After weeks of whining about the economic uncertainty precipitated by an uncertain presidential election, financial markets fell on the announcement the nation would have a new commander in chief.
Corporate earnings, inflation, and interest rates still influence financial markets more than does the occupant of the White House. Most indices suggest the economy is slowing. Industrial production fell last month, while wholesale and consumer inflation edged up. It is not anticipated the Fed will ratchet back interest rates when it meets next week, but it is expected the Fed will make rate cuts as early as next year to encourage investment. Home mortgage rates have already fallen to 18-month lows.
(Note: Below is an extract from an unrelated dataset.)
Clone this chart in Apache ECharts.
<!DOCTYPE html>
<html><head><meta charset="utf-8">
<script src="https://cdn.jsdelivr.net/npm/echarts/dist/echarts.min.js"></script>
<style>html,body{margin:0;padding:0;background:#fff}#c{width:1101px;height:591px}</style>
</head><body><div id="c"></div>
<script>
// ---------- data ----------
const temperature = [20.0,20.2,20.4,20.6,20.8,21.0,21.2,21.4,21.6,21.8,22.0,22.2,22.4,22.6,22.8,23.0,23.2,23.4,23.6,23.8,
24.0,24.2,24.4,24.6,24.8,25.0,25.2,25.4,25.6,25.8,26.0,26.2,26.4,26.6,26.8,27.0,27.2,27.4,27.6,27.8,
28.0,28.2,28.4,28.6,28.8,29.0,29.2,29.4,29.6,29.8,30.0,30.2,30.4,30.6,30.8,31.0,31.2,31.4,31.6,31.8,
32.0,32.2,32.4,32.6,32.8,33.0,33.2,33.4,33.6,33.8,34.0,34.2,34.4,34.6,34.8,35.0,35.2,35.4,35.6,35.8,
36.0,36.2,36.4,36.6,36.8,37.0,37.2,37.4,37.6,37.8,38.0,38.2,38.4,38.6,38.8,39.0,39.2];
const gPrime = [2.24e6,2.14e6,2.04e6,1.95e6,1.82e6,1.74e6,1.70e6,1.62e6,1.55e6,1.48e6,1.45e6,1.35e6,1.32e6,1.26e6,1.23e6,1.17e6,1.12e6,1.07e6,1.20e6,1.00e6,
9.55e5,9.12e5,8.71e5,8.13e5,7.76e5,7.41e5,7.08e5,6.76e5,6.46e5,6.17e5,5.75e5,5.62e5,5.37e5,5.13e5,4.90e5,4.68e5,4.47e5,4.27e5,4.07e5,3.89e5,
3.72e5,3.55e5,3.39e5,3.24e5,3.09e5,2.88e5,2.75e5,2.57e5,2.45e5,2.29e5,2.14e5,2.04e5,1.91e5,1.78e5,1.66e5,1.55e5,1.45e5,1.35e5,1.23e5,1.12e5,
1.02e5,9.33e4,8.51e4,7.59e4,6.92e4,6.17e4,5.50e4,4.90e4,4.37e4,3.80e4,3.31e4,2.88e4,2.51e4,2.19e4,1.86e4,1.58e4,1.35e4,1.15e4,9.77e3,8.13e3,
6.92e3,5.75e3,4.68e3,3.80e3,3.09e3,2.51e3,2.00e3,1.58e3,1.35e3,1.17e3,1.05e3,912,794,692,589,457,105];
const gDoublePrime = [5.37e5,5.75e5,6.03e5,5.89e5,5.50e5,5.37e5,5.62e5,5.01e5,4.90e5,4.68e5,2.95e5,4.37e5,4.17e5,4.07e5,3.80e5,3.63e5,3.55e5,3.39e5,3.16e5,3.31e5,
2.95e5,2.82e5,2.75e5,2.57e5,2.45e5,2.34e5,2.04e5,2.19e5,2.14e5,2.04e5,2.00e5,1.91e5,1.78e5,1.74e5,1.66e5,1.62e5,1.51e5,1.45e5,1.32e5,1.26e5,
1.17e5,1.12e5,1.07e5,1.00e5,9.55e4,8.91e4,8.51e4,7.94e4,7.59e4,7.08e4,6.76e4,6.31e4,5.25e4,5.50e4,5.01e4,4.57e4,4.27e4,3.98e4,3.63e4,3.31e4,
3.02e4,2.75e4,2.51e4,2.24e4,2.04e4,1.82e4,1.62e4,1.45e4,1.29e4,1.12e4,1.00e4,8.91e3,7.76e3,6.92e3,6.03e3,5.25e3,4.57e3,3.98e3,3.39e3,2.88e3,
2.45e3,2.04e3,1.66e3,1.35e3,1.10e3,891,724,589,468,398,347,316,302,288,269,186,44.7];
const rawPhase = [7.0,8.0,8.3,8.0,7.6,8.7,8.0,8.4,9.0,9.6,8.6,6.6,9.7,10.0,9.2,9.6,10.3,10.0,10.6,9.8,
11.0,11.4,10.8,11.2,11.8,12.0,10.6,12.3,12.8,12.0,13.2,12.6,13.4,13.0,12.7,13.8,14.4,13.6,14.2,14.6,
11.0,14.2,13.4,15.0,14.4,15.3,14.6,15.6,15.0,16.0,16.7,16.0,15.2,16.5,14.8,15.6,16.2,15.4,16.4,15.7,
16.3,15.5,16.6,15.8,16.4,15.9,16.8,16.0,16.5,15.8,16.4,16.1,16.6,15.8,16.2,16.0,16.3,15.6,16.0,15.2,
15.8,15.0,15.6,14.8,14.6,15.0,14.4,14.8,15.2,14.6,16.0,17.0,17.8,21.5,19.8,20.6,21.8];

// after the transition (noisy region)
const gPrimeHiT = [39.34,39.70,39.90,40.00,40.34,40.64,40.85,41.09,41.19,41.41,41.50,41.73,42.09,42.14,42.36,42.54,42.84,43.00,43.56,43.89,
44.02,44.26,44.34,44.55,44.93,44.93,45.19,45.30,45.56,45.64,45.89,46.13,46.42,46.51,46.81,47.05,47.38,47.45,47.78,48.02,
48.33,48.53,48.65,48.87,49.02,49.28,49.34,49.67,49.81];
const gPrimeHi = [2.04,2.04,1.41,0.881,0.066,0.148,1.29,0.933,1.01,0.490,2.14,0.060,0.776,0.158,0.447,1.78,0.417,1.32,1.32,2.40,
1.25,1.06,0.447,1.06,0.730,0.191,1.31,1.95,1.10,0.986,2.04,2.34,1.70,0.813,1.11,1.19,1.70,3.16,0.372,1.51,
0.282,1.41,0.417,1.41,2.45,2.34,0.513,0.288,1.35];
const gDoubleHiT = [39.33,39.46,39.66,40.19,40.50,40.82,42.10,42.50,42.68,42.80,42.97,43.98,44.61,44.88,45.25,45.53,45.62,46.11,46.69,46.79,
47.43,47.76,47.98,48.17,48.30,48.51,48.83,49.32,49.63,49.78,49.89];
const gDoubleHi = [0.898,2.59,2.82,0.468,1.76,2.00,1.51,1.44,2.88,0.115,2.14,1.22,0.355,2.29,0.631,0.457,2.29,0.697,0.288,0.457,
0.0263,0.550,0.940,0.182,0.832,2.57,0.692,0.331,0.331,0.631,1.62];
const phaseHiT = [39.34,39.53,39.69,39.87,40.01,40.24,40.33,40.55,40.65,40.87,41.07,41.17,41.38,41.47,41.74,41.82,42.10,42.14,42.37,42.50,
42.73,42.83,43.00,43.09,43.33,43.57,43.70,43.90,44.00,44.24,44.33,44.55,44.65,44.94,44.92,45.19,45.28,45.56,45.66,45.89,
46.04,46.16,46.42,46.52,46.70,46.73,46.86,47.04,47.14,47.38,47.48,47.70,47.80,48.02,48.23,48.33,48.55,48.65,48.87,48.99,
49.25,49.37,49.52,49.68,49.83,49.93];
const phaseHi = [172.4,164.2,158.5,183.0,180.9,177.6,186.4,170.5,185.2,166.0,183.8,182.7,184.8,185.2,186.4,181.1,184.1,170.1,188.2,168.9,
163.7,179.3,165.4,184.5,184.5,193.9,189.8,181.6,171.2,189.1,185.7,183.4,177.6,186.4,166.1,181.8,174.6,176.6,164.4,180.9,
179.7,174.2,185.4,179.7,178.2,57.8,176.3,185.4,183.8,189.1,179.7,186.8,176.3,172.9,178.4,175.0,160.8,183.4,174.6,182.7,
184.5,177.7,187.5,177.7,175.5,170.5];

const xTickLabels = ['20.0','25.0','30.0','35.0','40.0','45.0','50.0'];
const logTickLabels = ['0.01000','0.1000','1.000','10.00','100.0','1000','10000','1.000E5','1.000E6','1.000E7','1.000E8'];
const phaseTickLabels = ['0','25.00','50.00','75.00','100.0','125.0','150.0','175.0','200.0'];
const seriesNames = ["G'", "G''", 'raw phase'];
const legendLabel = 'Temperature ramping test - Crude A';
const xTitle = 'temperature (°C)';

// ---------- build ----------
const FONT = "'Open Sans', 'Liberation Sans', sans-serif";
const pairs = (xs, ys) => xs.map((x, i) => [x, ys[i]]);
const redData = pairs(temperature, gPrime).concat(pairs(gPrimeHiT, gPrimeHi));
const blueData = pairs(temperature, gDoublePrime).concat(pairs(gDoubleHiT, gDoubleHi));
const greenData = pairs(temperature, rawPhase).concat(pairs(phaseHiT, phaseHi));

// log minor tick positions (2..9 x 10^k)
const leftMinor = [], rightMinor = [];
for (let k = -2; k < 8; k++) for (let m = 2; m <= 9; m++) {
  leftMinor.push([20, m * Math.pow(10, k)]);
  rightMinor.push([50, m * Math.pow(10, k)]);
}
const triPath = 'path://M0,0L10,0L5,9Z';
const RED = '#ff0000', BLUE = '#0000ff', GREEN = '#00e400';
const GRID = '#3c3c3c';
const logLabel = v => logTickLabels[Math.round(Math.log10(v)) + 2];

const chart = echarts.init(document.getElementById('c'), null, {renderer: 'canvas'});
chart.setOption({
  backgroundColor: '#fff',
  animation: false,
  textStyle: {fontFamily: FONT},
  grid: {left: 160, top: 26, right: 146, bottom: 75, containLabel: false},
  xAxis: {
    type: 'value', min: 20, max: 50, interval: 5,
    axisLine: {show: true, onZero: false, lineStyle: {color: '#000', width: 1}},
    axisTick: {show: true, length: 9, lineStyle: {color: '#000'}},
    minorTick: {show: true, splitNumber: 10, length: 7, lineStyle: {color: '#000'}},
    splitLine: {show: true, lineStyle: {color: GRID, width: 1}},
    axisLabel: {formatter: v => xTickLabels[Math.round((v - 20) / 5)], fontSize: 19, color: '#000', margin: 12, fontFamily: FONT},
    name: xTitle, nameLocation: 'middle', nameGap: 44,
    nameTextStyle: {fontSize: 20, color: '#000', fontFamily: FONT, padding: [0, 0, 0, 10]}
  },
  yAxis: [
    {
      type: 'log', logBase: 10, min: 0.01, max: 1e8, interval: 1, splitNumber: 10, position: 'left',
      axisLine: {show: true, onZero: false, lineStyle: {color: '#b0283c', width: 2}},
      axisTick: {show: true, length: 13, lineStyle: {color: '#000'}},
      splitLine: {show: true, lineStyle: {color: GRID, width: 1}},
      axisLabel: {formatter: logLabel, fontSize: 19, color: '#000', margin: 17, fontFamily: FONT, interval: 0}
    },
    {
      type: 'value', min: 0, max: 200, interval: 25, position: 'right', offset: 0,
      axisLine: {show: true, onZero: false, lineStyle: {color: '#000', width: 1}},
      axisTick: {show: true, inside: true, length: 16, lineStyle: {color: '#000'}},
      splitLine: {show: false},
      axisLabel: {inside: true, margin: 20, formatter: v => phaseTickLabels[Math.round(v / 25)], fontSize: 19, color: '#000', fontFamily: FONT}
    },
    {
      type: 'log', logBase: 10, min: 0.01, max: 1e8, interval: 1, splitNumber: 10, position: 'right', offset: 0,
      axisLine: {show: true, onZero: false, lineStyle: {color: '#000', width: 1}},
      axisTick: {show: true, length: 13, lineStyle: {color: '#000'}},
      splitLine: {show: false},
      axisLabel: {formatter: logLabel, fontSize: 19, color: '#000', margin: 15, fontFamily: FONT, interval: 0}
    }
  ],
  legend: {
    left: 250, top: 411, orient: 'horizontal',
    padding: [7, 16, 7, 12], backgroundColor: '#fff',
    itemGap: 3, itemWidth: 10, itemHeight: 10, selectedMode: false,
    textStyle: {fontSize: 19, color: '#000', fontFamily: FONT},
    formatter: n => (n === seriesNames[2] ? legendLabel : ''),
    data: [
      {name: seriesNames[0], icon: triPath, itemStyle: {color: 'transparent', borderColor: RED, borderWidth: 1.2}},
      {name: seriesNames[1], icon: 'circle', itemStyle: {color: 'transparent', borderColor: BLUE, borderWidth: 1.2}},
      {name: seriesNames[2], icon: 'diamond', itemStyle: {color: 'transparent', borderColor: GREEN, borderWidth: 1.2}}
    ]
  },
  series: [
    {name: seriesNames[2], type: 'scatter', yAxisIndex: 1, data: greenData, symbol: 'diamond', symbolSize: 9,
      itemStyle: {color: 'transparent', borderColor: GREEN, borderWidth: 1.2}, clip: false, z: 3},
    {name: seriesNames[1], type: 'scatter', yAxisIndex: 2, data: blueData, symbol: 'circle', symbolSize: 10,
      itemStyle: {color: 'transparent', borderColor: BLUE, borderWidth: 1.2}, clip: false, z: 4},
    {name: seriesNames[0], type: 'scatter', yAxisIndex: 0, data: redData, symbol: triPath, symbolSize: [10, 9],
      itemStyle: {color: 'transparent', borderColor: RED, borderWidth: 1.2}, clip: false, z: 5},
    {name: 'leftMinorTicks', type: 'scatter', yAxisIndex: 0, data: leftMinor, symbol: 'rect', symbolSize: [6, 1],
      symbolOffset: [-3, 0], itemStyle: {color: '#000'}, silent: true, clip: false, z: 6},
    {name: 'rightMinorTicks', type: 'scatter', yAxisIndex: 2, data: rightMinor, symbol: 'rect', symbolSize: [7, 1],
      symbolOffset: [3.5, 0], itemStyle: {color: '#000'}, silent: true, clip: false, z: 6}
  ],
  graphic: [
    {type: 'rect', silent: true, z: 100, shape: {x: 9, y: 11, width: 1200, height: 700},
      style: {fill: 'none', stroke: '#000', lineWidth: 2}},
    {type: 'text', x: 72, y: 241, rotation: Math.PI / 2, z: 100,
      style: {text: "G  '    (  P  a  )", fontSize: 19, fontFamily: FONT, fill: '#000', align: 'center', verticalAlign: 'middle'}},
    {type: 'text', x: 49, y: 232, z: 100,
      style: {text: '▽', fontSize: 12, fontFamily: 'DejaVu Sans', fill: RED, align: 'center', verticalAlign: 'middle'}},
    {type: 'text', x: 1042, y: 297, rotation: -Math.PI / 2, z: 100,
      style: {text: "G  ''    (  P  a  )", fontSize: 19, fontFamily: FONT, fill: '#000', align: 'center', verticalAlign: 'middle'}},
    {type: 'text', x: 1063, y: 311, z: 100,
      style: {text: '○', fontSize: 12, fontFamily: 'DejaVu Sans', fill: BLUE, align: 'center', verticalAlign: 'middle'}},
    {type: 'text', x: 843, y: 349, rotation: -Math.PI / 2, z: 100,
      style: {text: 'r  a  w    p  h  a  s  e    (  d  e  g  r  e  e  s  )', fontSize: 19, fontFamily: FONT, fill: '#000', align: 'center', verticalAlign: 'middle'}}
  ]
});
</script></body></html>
A lower cost of money would be good news to consumers and investors alike, and to the new president who hopes he is not walking into a recession.
To address that and other potential challenges he is seeking to build a political coalition within the new administration.
George W. Bush may be giving his acceptance speech 36 days later than he expected ... but he has been planning for quite some time, the Administration staff he'd assemble if and when he took over the White House.
Over the weeks, names have been released of possible future Bush cabinet members … including the person who may take the reigns away from the current Agriculture Secretary, Dan Glickman.
Among the names tossed out are Representative Charles Stenholm, a Texas democrat and ranking member on the House Agriculture Committee.
Ann Veneman, Former California Secretary of Agriculture: "Addressing these issues does not mean we have a problem with our food supply."
A less nationally known name mentioned for the top USDA spot is republican Ann Veneman. She is a former California Secretary of Agriculture, who currently works for a Sacramento law firm. Veneman also worked at the USDA during George Bush Senior's administration.